Subsidy: Reps Defy PDP, Recommend Prosecution Of Ahmadu Ali

Defying all odds, the House of Representatives on Tuesday, began the clause by clause consideration of the Subsidy Probe report which was laid on the floor of the House last Thursday but bowed to pressure, giving a lifeline of an additional two weeks to oil marketers who were asked to refund the sum of N42 billion to the national treasury to come up and defend their roles in the subsidy scheme, having failed to appear during the three week investigative hearing.

This is just as the speaker of the House of Representatives, Hon Aminu Waziri Tambuwal has lambasted oil sector players for attempting to frustrate the investigation of the subsidy regime of the federal government, adding that the secrecy in the operations of the oil sector must be revealed since there is no provision in the law that makes room for a secret society.

Explaining the rationale behind the u-turn made by the House on the issue of the 17 oil marketers who had threatened to sue the House of Representatives for the recommendation that it had shady dealings in the subsidy scheme and should refund monies received to the federal government’s purse, the chairman of the ad-hoc investigative committee, Hon Farouk Lawan said it was all in the spirit of fair hearing.

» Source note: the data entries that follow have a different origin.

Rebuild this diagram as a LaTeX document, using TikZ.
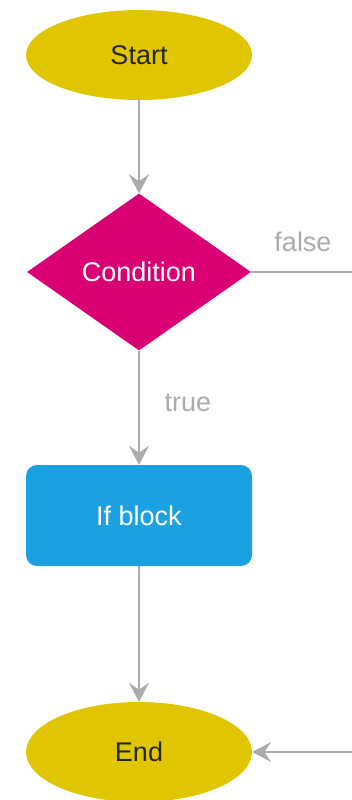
\documentclass[tikz,border=0pt]{standalone}
\usepackage{fontspec}
\setmainfont{Liberation Sans}
\usetikzlibrary{shapes.geometric,arrows.meta}
\definecolor{termfill}{HTML}{E0C600}
\definecolor{condfill}{HTML}{D80073}
\definecolor{blockfill}{HTML}{1BA1E2}
\definecolor{linegray}{HTML}{ABABAB}
\tikzset{
  terminal/.style={ellipse, fill=termfill, minimum width=226pt, minimum height=90pt,
    inner sep=0pt, text=black!85, font=\fontsize{27}{31}\selectfont},
  decision/.style={diamond, fill=condfill, minimum width=224pt, minimum height=157pt,
    inner sep=0pt, text=white, font=\fontsize{27}{31}\selectfont},
  process/.style={rectangle, rounded corners=11pt, fill=blockfill, minimum width=226pt,
    minimum height=101pt, inner sep=0pt, text=white, font=\fontsize{27}{31}\selectfont},
  flow/.style={draw=linegray, line width=2.4pt,
    -{Stealth[length=19pt, width=20pt, inset=7pt, fill=linegray]}},
  plain/.style={draw=linegray, line width=2.4pt},
  edgelabel/.style={text=linegray, font=\fontsize{27}{31}\selectfont, inner sep=0pt}
}
\begin{document}
\begin{tikzpicture}[x=1pt, y=-1pt]
  \useasboundingbox (0,0) rectangle (352,800);
  \node[terminal] (start) at (139,55) {Start};
  \node[decision] (cond) at (139,272) {Condition};
  \node[process] (ifblk) at (139,515.5) {If block};
  \node[terminal, minimum height=100pt] (end) at (139,752) {End};
  \coordinate (falseout) at (360,272);
  \coordinate (falsein) at (360,752);
  \draw[flow] (start) -- (cond);
  \draw[flow] (cond) -- (ifblk);
  \draw[flow] (ifblk) -- (end);
  \draw[plain] (cond.east) -- (falseout);
  \draw[flow] (falsein) -- (end.east);
  \node[edgelabel] (lblfalse) at (303,242) {false};
  \node[edgelabel] (lbltrue) at (188,403) {true};
\end{tikzpicture}
\end{document}
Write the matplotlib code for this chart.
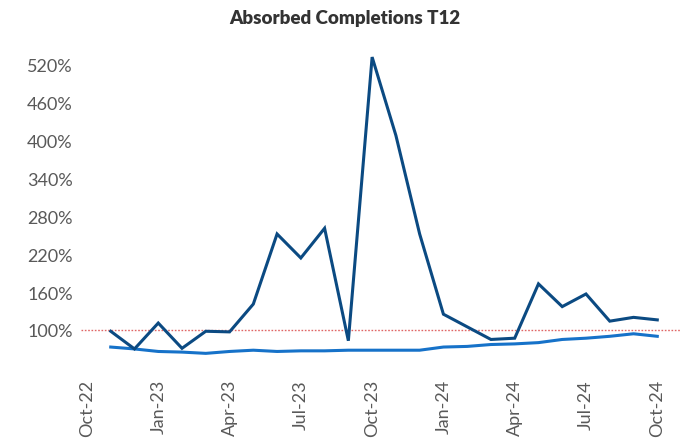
import matplotlib
matplotlib.use("Agg")
import matplotlib.pyplot as plt
from matplotlib.ticker import FuncFormatter

months = ["Oct-22", "Nov-22", "Dec-22", "Jan-23", "Feb-23", "Mar-23", "Apr-23", "May-23",
          "Jun-23", "Jul-23", "Aug-23", "Sep-23", "Oct-23", "Nov-23", "Dec-23", "Jan-24",
          "Feb-24", "Mar-24", "Apr-24", "May-24", "Jun-24", "Jul-24", "Aug-24", "Sep-24", "Oct-24"]
data_months = months[1:]
absorbed_dark = [98, 70, 111, 71, 98, 97, 141, 252, 214, 261, 83, 532,
                 408, 252, 125, 105, 85, 87, 173, 137, 157, 114, 120, 116]
absorbed_light = [73, 70, 66, 65, 63, 66, 68, 66, 67, 67, 68, 68,
                  68, 68, 73, 74, 77, 78, 80, 85, 87, 90, 94, 90]
tick_labels = ["Oct-22", "Jan-23", "Apr-23", "Jul-23", "Oct-23", "Jan-24", "Apr-24", "Jul-24", "Oct-24"]
y_ticks = [100, 160, 220, 280, 340, 400, 460, 520]
reference_level = 100

plt.rcParams['font.family'] = ['Lato', 'DejaVu Sans']

fig = plt.figure(figsize=(6.82, 4.39), dpi=100)
ax = fig.add_axes([0.1188, 0.1597, 0.8798, 0.7483])

xpos = [months.index(m) for m in data_months]
ax.axhline(reference_level, color="#E06666", lw=1.0, ls=(0, (1.2, 1.2)), zorder=1)
ax.plot(xpos, absorbed_light, color="#1672C9", lw=2.2, solid_joinstyle="miter", zorder=2)
ax.plot(xpos, absorbed_dark, color="#0B4A82", lw=2.2, solid_joinstyle="miter", zorder=3)

ax.set_xlim(-0.25, 25)
ax.set_ylim(40, 560)
ax.set_yticks(y_ticks)
ax.yaxis.set_major_formatter(FuncFormatter(lambda v, p: f"{v:.0f}%"))
ax.set_xticks([months.index(t) for t in tick_labels])
ax.set_xticklabels(tick_labels, rotation=90)
for s in ax.spines.values():
    s.set_visible(False)
ax.tick_params(axis="both", length=0, labelsize=13, labelcolor="#595959")
ax.tick_params(axis="x", pad=8)
ax.tick_params(axis="y", pad=6)

fig.text(0.505, 0.957, "Absorbed Completions T12", ha="center", va="center",
         fontsize=13.5, fontweight="heavy", color="#333333")

fig.savefig("out.png", dpi=100)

The issue came up when on getting to clause 30 of the recommendations, which directed anti-graft agencies to recover monies paid to marketers who failed to appear before the committee, an amendment was proposed by Hon Ossai Ossai on the need to give the listed companies another invitation to come and defend the utilisation of money received from the PSF. He noted that the first invitation was generally conveyed on the pages of newspapers and that no direct invitation was sent to the companies to appear before the committee.